CFE-CMStatistics 2025: Start Registration
View Submission - CFE-CMStatistics 2025
A0877
Title: Variable selection in compositional data analysis Authors:  Jing Ma - Fred Hutchinson Cancer Center (United States) [presenting]
Kristyn Pantoja - Texas AM University (United States)
David Jones - Texas A&M University (United States)
Abstract: Compositional data, where only relative abundances are available, are common in microbiome and other high-throughput sequencing studies. Log ratios between groups of variables serve as key biomarkers in these settings. However, selecting predictive log ratios is a combinatorial challenge, and existing greedy search-based methods are computationally expensive, limiting their applicability to high-dimensional data. The supervised log ratio (SLR) method is introduced, a novel and efficient approach for selecting predictive log ratios in high-dimensional settings.
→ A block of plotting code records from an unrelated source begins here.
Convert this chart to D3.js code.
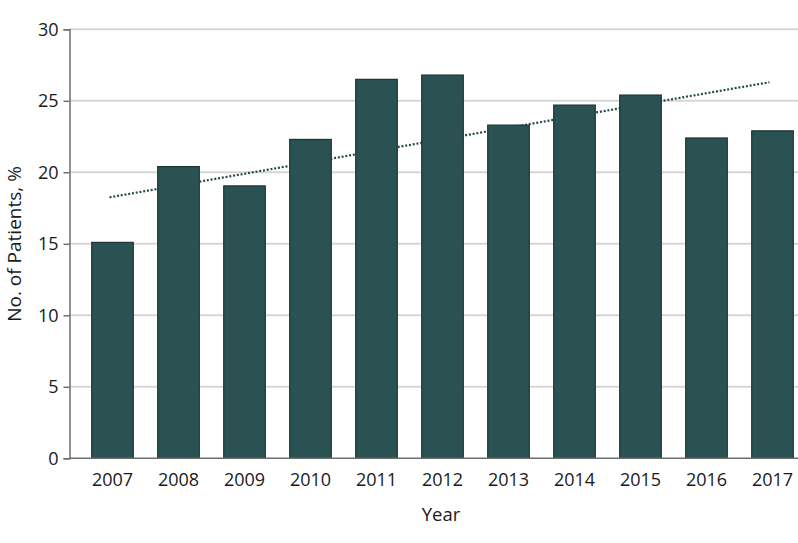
<!DOCTYPE html>
<html>
<head>
<meta charset="utf-8">
<script src="https://cdn.jsdelivr.net/npm/d3@7"></script>
<style>
  body { margin: 0; background: #fff; }
  text { font-family: "Open Sans", "Noto Sans", sans-serif; fill: #1a1a1a; }
</style>
</head>
<body>
<svg id="vis" width="798" height="543"></svg>
<script>
const svg = d3.select("#vis");

const YEARS = ["2007", "2008", "2009", "2010", "2011", "2012", "2013", "2014", "2015", "2016", "2017"];
const PERCENTS = [15.1, 20.4, 19.05, 22.3, 26.5, 26.8, 23.3, 24.7, 25.4, 22.4, 22.9];
const TREND_YEARS = ["2007", "2017"];
const TREND_VALUES = [18.25, 26.3];
const Y_TICKS = [0, 5, 10, 15, 20, 25, 30];

const BAR_FILL = "#2b5252";
const BAR_STROKE = "#1c3535";

const plotLeft = 69.5, plotRight = 798, plotTop = 29.3, plotBottom = 458.3;

const x = d3.scaleBand().domain(YEARS).range([79.5, 805.5])
    .paddingInner(0.37).paddingOuter(0.185);
const y = d3.scaleLinear().domain([0, 30]).range([plotBottom, plotTop]);

// gridlines
svg.selectAll(".grid").data(Y_TICKS.filter(d => d > 0)).join("line")
    .attr("class", "grid")
    .attr("x1", plotLeft).attr("x2", plotRight)
    .attr("y1", d => y(d)).attr("y2", d => y(d))
    .attr("stroke", "#d6d6d6").attr("stroke-width", 2);

// trend line (dotted), sits behind the bars
const trend = TREND_YEARS.map((d, i) => [x(d) + x.bandwidth() / 2 - 3, y(TREND_VALUES[i])]);
svg.append("path")
    .attr("d", d3.line()(trend))
    .attr("fill", "none")
    .attr("stroke", "#24494a")
    .attr("stroke-width", 2.2)
    .attr("stroke-dasharray", "2,1.8");

// bars
svg.selectAll(".bar").data(YEARS).join("rect")
    .attr("class", "bar")
    .attr("x", d => x(d))
    .attr("width", x.bandwidth())
    .attr("y", (d, i) => y(PERCENTS[i]))
    .attr("height", (d, i) => y(0) - y(PERCENTS[i]))
    .attr("fill", BAR_FILL)
    .attr("stroke", BAR_STROKE)
    .attr("stroke-width", 1.2);

// y axis
const yAxis = svg.append("g")
    .attr("transform", `translate(${plotLeft},0)`)
    .call(d3.axisLeft(y).tickValues(Y_TICKS).tickSize(6).tickPadding(5));
yAxis.select(".domain").attr("stroke", "#6e6e6e").attr("stroke-width", 1.5);
yAxis.selectAll(".tick line").attr("stroke", "#6e6e6e").attr("stroke-width", 1.5);
yAxis.selectAll(".tick text").attr("font-size", 18).attr("fill", "#1a1a1a")
    .style("font-family", "'Open Sans', 'Noto Sans', sans-serif");

// x axis baseline
svg.append("line")
    .attr("x1", plotLeft).attr("x2", plotRight)
    .attr("y1", y(0)).attr("y2", y(0))
    .attr("stroke", "#6e6e6e").attr("stroke-width", 1.5);

// x labels
svg.selectAll(".xlab").data(YEARS).join("text")
    .attr("class", "xlab")
    .attr("x", d => x(d) + x.bandwidth() / 2)
    .attr("y", 486)
    .attr("text-anchor", "middle")
    .attr("font-size", 18)
    .text(d => d);

// axis titles
svg.append("text")
    .attr("x", 441).attr("y", 521)
    .attr("text-anchor", "middle")
    .attr("font-size", 18.5)
    .text("Year");

svg.append("text")
    .attr("transform", "translate(21,244) rotate(-90)")
    .attr("text-anchor", "middle")
    .attr("font-size", 19)
    .text("No. of Patients, %");
</script>
</body>
</html>
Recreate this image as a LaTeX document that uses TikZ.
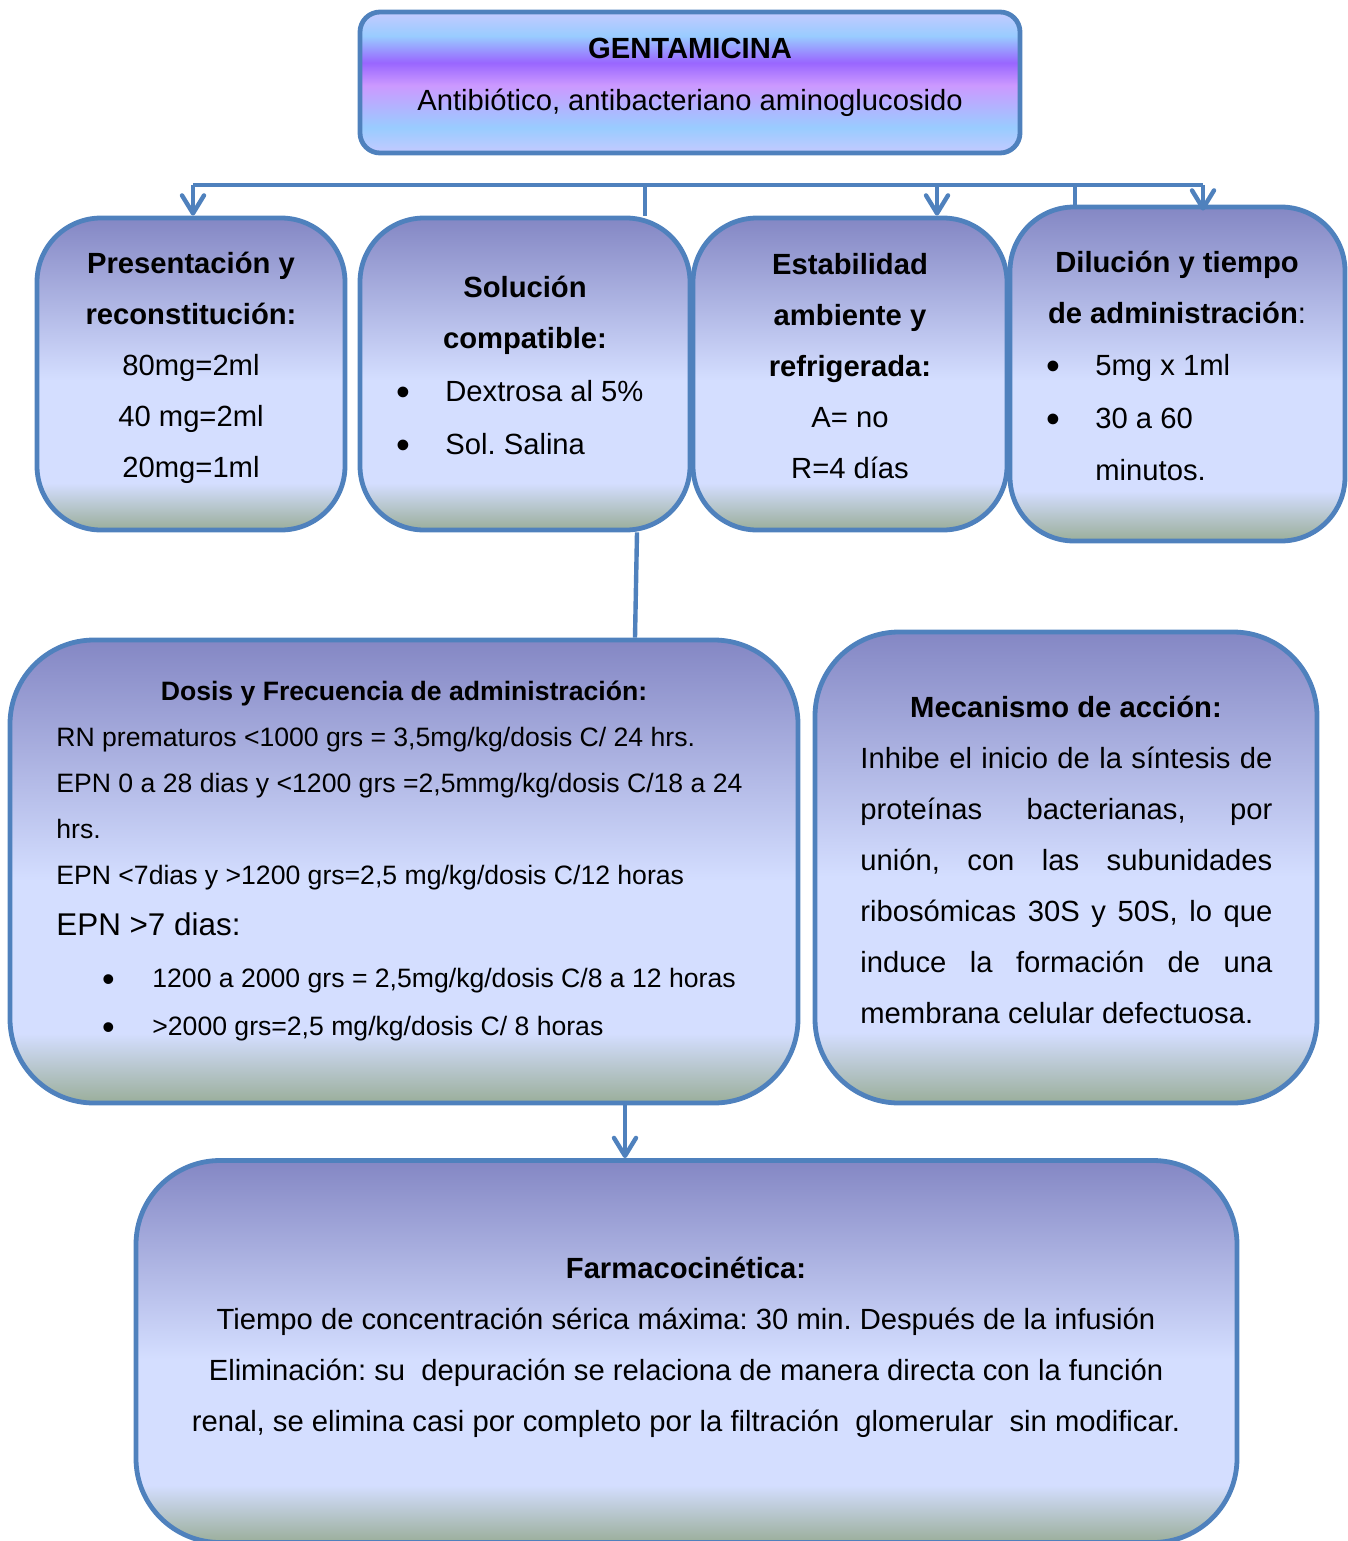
\documentclass[tikz,border=0pt]{standalone}
\usepackage{fontspec}
\usepackage{graphicx}
\setmainfont{Liberation Sans}
\usetikzlibrary{arrows.meta,positioning}
\frenchspacing

\definecolor{frame}{HTML}{4F81BD}
\definecolor{cardtop}{HTML}{8487C4}
\definecolor{cardlight}{HTML}{D4DEFF}
\definecolor{cardbot}{HTML}{9AAE9A}
\definecolor{tlav}{HTML}{C4CAFF}
\definecolor{tsky}{HTML}{99CCFF}
\definecolor{tviolet}{HTML}{9966FF}
\definecolor{tlilac}{HTML}{CC99FF}

\pgfdeclareverticalshading{cardshade}{100bp}{color(0bp)=(cardbot); color(25bp)=(cardbot); color(32.5bp)=(cardlight); color(49bp)=(cardlight); color(75bp)=(cardtop); color(100bp)=(cardtop)}
\pgfdeclareverticalshading{titleshade}{100bp}{color(0bp)=(tlav); color(25bp)=(tlav); color(34bp)=(tsky); color(49bp)=(tlilac); color(57bp)=(tviolet); color(66.5bp)=(tsky); color(75bp)=(tlav); color(100bp)=(tlav)}

\newcommand{\bul}[1]{\llap{\raisebox{-0.15em}{\scalebox{1.35}{\textbullet}}\hspace{#1}}}
\newcommand{\jline}[1]{\makebox[206pt][s]{#1}}

\begin{document}
\begin{tikzpicture}[x=0.5pt, y=-0.5pt, >={Straight Barb[length=9pt,width=11pt,round]},
    card/.style={draw=frame, line width=2.4pt, shading=cardshade, rounded corners=32pt},
    bigcard/.style={card, rounded corners=42pt},
    link/.style={draw=frame, line width=2.2pt},
    body/.style={font=\fontsize{14.6pt}{25.5pt}\selectfont, inner sep=0pt},
    small/.style={font=\fontsize{13.3pt}{23pt}\selectfont, inner sep=0pt}]
    \useasboundingbox (0,0) rectangle (1348,1541);

    % boxes
    \node[draw=frame, line width=2.4pt, shading=titleshade, rounded corners=10pt,
          minimum width=330pt, minimum height=70.5pt] (gentabox) at (690,82.5) {};
    \node[card, minimum width=154pt, minimum height=156pt]   (presbox)  at (191,374)    {};
    \node[card, minimum width=165pt, minimum height=156pt]   (solbox)   at (525,374)    {};
    \node[card, minimum width=157pt, minimum height=156pt]   (estbox)   at (850,374)    {};
    \node[card, minimum width=167.5pt, minimum height=167pt] (dilbox)   at (1177.5,374) {};
    \node[bigcard, minimum width=394pt, minimum height=231.5pt] (dosisbox) at (404,871.5)  {};
    \node[bigcard, minimum width=251pt, minimum height=235.5pt] (mecabox)  at (1066,867.5) {};
    \node[bigcard, minimum width=550.5pt, minimum height=191pt] (farmabox) at (686.5,1351.5) {};

    % texts (anchored on the baseline of their last line)
    \node[body, anchor=base, align=center] (gentatext) at (690,111)
        {\textbf{GENTAMICINA}\\[0.75pt]Antibiótico, antibacteriano aminoglucosido};
    \node[body, anchor=base, align=center] (prestext) at (191,477.5)
        {\textbf{Presentación y}\\\textbf{reconstitución:}\\80mg=2ml\\40 mg=2ml\\20mg=1ml};
    \node[body, anchor=base, align=center] (soltext) at (525,348)
        {\textbf{Solución}\\\textbf{compatible:}};
    \node[body, anchor=base west, align=left] (sollist) at (445,454)
        {\bul{17.8pt}Dextrosa al 5\%\\[1pt]\bul{17.8pt}Sol. Salina};
    \node[body, anchor=base, align=center] (esttext) at (850,478)
        {\textbf{Estabilidad}\\\textbf{ambiente y}\\\textbf{refrigerada:}\\A= no\\R=4 días};
    \node[body, anchor=base, align=center] (diltext) at (1177,323)
        {\textbf{Dilución y tiempo}\\\textbf{de administración}:};
    \node[body, anchor=base west, align=left] (dillist) at (1095,480)
        {\bul{17.8pt}5mg x 1ml\\[1pt]\bul{17.8pt}30 a 60\\[0.5pt]minutos.};

    \node[small, anchor=base] (dosistext) at (404,700.5)
        {\textbf{Dosis y Frecuencia de administración:}};
    \node[small, anchor=base west, align=left] (dosislines) at (56,884)
        {RN prematuros <1000 grs = 3,5mg/kg/dosis C/ 24 hrs.\\
         EPN 0 a 28 dias y <1200 grs =2,5mmg/kg/dosis C/18 a 24\\
         hrs.\\
         EPN <7dias y >1200 grs=2,5 mg/kg/dosis C/12 horas};
    \node[anchor=base west, inner sep=0pt, font=\fontsize{15.7pt}{19pt}\selectfont] (epntext) at (56,935)
        {EPN >7 dias:};
    \node[small, anchor=base west, align=left] (dosislist) at (152,1035)
        {\bul{18.9pt}1200 a 2000 grs = 2,5mg/kg/dosis C/8 a 12 horas\\[1pt]
         \bul{18.9pt}>2000 grs=2,5 mg/kg/dosis C/ 8 horas};

    \node[body, anchor=base] (mecatext) at (1066,717) {\textbf{Mecanismo de acción:}};
    \node[body, anchor=base west, align=left] (mecapar) at (860,1023)
        {\jline{Inhibe el inicio de la síntesis de}\\
         \jline{proteínas bacterianas, por}\\
         \jline{unión, con las subunidades}\\
         \jline{ribosómicas 30S y 50S, lo que}\\
         \jline{induce la formación de una}\\
         membrana celular defectuosa.};

    \node[body, anchor=base, align=center] (farmatext) at (686,1431)
        {\textbf{Farmacocinética:}\\
         Tiempo de concentración sérica máxima: 30 min. Después de la infusión\\
         Eliminación: su\ \ depuración se relaciona de manera directa con la función\\
         renal, se elimina casi por completo por la filtración\ \ glomerular\ \ sin modificar.};

    % connectors
    \coordinate (barL)   at (193,185);
    \coordinate (barR)   at (1203,185);
    \coordinate (tapSol) at (645,185);
    \coordinate (tapEst) at (937,185);
    \coordinate (tapDil) at (1075,185);
    \draw[link] (barL) -- (barR);
    \draw[link, ->] (barL) -- (barL |- presbox.north);
    \draw[link] (tapSol) -- (tapSol |- solbox.north);
    \draw[link, ->] (tapEst) -- (tapEst |- estbox.north);
    \draw[link] (tapDil) -- (tapDil |- dilbox.north);
    \draw[link, ->] (barR) -- ([yshift=-3pt]barR |- dilbox.north);
    \draw[link] ([xshift=56pt]solbox.south) -- ([xshift=115.5pt]dosisbox.north);
    \draw[link, ->] ([xshift=110.5pt]dosisbox.south) -- ([xshift=-30.75pt]farmabox.north);
\end{tikzpicture}
\end{document}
SLR first screens active variables using univariate regression on log ratio transformed data and then applies principal balance analysis to define balance biomarkers. The approach leverages both the relationship between the response and predictors and the correlations among the predictors to improve accuracy in variable selection and prediction. Through simulations and two case studies, one on inflammatory bowel disease (IBD) and another on colorectal cancer (CRC), it is demonstrated that SLR outperforms existing methods, particularly in high-dimensional settings.